Input rows:

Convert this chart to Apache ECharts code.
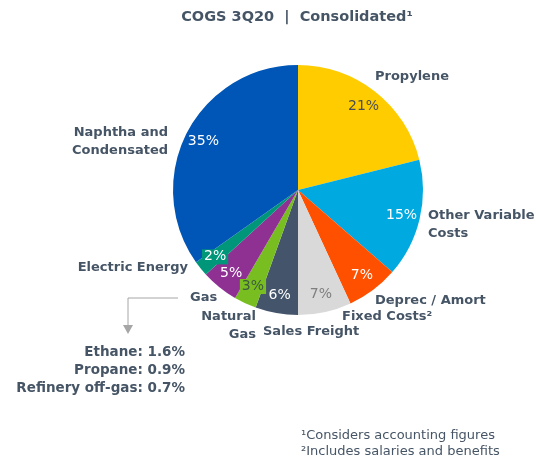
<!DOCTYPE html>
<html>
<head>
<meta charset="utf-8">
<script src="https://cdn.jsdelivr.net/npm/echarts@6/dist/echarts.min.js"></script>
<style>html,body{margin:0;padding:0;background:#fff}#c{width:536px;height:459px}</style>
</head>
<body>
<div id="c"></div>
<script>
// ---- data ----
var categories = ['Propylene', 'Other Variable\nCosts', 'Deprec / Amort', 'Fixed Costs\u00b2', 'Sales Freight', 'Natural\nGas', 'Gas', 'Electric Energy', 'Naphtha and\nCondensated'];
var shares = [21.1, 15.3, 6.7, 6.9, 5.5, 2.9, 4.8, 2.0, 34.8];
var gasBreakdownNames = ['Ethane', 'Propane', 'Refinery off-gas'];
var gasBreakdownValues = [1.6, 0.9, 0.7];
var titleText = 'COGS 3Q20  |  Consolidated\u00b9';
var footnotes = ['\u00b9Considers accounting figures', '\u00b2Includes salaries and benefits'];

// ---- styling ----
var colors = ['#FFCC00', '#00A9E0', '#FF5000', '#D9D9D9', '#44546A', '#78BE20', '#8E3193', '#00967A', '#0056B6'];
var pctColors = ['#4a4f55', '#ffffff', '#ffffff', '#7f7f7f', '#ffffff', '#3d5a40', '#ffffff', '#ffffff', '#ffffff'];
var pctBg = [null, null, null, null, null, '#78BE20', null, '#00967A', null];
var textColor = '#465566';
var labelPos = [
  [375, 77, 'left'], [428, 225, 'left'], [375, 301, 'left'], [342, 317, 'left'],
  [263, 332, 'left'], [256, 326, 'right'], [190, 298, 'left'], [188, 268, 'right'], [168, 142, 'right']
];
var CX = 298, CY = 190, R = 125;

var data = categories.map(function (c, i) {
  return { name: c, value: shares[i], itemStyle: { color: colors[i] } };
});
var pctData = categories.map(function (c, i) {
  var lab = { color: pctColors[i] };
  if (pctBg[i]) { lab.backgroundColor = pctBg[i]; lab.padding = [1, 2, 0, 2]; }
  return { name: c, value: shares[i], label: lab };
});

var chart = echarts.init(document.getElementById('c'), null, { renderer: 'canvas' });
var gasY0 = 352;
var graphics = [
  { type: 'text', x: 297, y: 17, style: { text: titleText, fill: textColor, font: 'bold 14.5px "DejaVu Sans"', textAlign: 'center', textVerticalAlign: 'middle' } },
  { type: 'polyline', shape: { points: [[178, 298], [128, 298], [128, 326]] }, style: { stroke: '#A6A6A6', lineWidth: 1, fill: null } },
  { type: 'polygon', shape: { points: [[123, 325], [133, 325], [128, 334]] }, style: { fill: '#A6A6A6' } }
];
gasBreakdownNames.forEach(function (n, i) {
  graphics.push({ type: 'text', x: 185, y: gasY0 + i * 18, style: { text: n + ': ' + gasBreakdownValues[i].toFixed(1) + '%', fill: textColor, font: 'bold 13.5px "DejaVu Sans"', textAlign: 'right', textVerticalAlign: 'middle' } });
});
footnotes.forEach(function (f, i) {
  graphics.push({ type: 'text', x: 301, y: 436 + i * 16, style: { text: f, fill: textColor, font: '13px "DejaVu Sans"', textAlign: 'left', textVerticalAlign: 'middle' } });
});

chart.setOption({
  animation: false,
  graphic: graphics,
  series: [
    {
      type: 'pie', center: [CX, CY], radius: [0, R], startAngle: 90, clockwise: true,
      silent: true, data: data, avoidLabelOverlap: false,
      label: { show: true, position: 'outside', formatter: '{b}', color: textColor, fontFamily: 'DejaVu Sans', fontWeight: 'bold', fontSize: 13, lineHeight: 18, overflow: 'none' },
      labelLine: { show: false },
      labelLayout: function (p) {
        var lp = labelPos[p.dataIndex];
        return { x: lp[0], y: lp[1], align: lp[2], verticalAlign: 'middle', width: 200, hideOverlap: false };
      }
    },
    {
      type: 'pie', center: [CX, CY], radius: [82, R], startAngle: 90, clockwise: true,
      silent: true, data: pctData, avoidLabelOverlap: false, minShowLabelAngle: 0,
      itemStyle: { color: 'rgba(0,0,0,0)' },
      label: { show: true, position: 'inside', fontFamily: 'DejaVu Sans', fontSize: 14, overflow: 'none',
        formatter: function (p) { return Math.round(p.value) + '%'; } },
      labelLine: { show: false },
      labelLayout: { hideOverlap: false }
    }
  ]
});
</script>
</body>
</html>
...
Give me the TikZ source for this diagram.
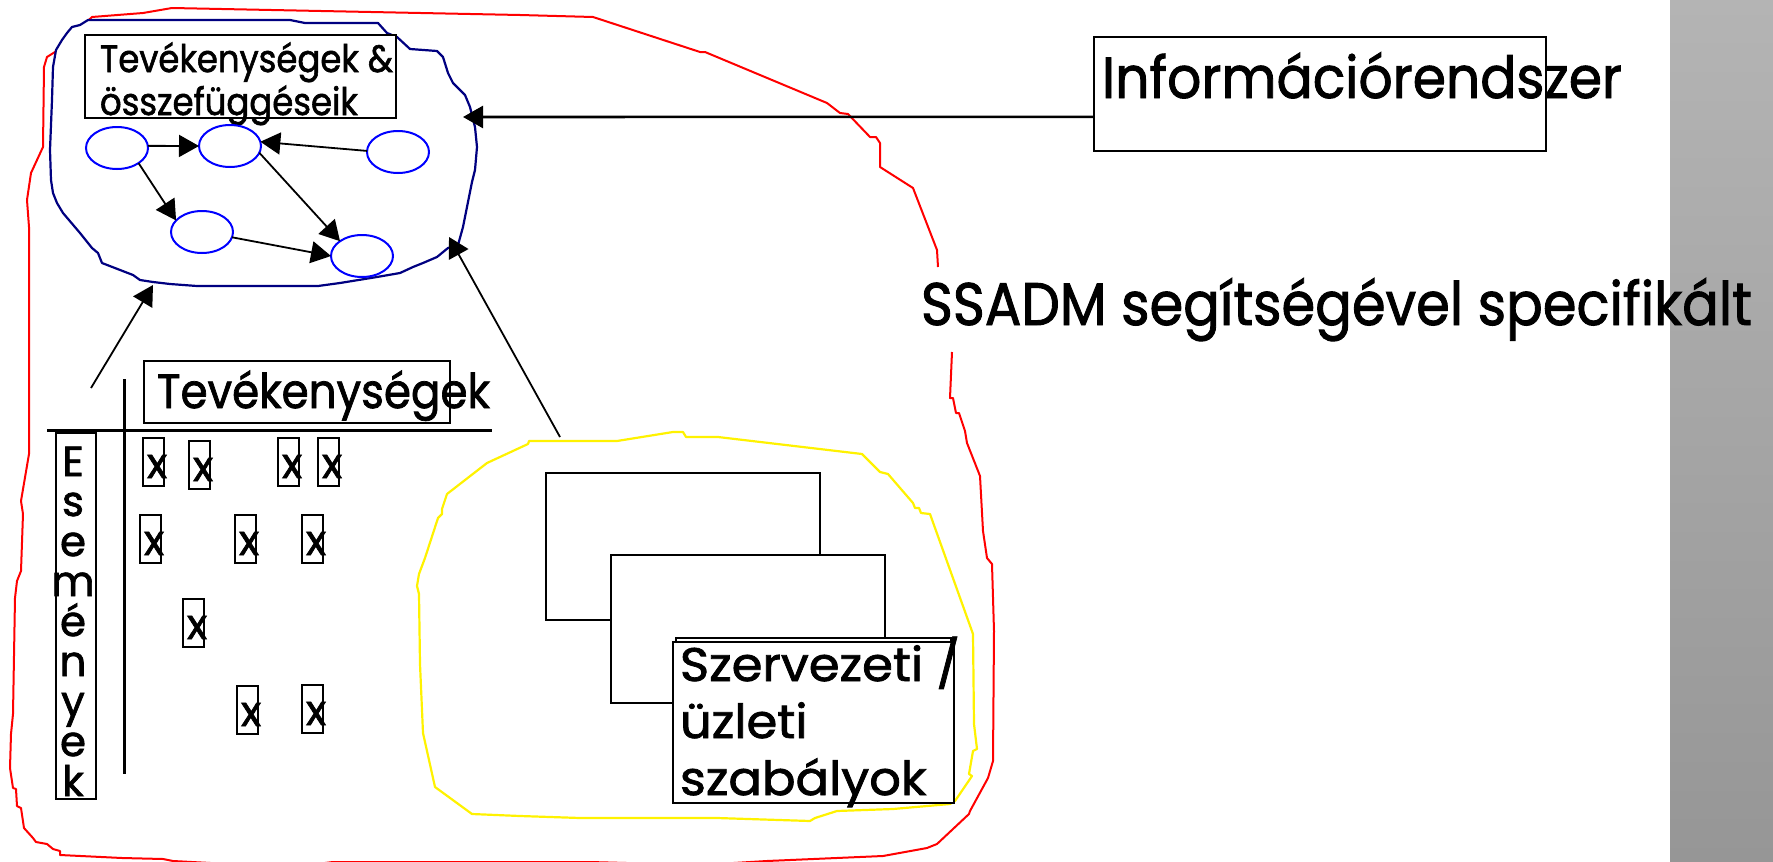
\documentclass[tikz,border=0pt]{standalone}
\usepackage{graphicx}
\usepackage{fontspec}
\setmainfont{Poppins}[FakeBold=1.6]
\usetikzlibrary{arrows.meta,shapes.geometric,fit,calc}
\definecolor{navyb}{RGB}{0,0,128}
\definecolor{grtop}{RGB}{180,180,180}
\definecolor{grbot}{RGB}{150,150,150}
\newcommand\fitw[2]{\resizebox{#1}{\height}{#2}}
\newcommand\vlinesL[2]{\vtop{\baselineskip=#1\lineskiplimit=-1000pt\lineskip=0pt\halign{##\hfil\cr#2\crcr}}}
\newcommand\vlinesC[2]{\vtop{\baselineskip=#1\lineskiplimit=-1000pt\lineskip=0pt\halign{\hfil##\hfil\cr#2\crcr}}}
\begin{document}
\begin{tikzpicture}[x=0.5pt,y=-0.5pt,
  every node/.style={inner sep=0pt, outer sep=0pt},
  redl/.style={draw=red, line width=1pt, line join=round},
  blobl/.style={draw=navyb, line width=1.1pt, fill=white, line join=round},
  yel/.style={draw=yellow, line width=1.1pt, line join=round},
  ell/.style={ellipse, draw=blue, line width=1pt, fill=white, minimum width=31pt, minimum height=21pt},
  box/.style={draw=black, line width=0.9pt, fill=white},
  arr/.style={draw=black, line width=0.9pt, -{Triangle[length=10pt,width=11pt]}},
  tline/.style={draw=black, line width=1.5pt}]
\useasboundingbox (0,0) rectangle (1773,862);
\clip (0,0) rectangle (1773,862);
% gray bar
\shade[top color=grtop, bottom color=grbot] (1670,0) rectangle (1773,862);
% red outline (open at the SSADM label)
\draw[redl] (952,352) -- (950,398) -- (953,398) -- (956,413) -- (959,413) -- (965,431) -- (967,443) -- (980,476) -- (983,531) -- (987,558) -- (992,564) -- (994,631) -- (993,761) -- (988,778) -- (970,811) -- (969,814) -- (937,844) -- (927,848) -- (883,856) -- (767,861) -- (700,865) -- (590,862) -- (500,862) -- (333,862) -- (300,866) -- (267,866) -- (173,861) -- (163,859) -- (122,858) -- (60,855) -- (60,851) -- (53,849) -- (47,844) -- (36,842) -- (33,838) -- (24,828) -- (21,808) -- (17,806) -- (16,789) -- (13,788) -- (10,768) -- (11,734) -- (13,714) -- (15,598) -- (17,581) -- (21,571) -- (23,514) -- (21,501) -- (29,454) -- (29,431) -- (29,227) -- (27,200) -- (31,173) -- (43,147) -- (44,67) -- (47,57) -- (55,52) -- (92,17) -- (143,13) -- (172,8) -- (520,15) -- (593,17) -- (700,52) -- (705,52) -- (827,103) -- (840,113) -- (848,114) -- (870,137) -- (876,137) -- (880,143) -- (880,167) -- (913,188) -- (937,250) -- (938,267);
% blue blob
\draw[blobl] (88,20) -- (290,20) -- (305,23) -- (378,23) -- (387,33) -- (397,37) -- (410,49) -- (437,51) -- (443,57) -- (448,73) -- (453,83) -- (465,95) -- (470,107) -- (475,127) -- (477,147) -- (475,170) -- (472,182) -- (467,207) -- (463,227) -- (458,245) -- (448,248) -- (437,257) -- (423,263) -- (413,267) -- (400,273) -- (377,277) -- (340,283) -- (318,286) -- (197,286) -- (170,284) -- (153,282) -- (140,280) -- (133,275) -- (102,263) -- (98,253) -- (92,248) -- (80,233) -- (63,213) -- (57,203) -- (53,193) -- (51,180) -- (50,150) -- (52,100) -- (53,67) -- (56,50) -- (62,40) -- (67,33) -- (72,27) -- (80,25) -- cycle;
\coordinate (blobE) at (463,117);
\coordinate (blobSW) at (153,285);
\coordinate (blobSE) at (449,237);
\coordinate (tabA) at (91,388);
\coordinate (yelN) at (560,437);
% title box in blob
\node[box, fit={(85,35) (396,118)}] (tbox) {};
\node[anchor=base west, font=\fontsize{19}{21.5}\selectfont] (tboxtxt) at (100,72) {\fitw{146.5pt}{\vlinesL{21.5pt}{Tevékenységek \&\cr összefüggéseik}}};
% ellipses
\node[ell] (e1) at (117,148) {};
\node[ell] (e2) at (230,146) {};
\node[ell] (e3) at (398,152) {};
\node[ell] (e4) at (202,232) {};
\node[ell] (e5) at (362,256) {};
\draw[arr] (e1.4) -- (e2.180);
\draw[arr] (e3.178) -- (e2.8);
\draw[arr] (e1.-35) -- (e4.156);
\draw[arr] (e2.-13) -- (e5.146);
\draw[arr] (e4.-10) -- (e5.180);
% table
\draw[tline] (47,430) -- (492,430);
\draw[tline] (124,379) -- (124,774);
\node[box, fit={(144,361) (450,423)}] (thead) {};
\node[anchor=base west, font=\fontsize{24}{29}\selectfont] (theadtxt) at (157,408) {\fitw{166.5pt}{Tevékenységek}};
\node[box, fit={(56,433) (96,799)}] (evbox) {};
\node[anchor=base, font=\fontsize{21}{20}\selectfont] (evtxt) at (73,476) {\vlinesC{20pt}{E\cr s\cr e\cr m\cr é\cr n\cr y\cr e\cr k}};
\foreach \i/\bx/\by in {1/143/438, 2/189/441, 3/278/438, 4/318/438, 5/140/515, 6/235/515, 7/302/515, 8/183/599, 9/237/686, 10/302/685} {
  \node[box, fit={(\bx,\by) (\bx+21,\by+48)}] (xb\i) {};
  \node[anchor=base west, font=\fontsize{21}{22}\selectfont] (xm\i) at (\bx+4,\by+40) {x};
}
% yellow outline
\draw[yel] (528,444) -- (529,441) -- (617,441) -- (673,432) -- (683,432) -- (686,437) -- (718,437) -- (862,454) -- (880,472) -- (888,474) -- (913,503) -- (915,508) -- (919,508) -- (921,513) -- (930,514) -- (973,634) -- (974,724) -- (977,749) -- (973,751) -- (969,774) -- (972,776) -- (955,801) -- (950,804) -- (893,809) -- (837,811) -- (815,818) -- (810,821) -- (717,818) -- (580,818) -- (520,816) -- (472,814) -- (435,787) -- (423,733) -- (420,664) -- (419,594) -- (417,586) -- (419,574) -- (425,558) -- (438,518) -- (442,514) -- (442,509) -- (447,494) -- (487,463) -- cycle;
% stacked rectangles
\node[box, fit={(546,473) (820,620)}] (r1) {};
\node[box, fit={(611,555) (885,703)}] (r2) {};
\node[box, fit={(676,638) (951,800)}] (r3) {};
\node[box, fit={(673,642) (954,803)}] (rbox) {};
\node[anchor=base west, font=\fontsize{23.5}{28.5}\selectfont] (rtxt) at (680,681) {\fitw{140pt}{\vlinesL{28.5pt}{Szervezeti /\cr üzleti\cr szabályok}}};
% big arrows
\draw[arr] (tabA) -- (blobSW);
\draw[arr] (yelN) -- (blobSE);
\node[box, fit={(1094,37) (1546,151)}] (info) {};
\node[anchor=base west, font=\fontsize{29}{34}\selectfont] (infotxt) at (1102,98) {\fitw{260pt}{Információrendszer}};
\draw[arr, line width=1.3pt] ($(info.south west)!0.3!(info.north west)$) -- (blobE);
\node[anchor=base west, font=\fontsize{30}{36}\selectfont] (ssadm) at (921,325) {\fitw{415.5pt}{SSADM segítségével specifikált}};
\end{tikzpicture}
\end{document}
--
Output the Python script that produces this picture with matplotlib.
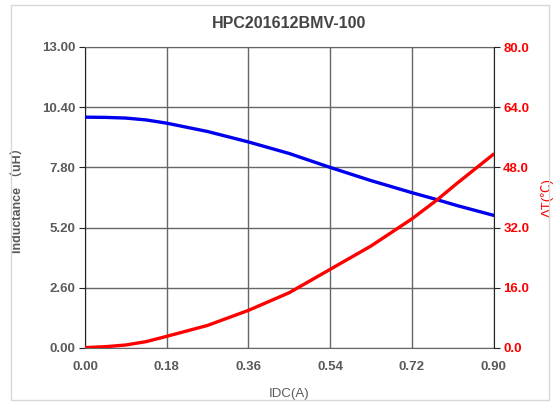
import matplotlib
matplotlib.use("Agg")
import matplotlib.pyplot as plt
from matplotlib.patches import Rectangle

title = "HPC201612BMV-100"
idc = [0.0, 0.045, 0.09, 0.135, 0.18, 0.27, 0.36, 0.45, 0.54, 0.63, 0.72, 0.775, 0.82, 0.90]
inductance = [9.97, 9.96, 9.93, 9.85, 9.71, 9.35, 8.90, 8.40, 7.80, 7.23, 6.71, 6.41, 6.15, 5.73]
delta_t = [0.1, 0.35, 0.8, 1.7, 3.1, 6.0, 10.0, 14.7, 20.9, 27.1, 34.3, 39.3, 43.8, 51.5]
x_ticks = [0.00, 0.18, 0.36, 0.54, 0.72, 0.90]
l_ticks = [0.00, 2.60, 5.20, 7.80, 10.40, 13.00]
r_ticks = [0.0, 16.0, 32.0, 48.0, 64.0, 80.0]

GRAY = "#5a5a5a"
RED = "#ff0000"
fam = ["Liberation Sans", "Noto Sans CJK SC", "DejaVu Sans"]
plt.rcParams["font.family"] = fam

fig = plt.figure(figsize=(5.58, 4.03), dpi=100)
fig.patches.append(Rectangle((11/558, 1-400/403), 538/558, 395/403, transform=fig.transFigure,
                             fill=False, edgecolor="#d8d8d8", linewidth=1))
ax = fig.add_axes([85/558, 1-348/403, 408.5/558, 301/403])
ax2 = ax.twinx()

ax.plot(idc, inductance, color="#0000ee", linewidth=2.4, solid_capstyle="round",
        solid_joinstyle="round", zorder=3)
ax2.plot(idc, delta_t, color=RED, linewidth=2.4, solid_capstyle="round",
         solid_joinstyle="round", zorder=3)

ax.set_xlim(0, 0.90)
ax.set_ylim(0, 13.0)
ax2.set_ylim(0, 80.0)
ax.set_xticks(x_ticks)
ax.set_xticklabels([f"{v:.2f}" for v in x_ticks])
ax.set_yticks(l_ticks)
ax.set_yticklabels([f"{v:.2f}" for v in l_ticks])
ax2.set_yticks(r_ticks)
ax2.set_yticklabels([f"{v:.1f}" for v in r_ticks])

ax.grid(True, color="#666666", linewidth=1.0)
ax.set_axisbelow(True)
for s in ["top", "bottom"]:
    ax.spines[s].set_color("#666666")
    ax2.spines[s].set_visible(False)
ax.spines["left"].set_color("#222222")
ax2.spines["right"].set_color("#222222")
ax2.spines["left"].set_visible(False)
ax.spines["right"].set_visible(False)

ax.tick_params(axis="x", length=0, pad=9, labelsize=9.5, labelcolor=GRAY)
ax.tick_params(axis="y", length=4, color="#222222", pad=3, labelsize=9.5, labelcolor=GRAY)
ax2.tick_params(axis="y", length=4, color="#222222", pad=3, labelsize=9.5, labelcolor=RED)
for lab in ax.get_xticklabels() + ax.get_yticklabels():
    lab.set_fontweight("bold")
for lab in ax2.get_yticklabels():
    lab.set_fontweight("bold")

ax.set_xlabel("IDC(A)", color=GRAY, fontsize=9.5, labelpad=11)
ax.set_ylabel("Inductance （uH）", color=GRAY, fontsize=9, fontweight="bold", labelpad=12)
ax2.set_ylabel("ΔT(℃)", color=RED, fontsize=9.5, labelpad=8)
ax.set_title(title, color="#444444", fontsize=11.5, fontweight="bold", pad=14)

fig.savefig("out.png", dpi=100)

Task: Every line that holds the word "script" should be extracted.

Response:
<script src="https://cdn.jsdelivr.net/npm/echarts@6/dist/echarts.min.js"></script>
<script>
</script>
Output the Python script that produces this picture with matplotlib.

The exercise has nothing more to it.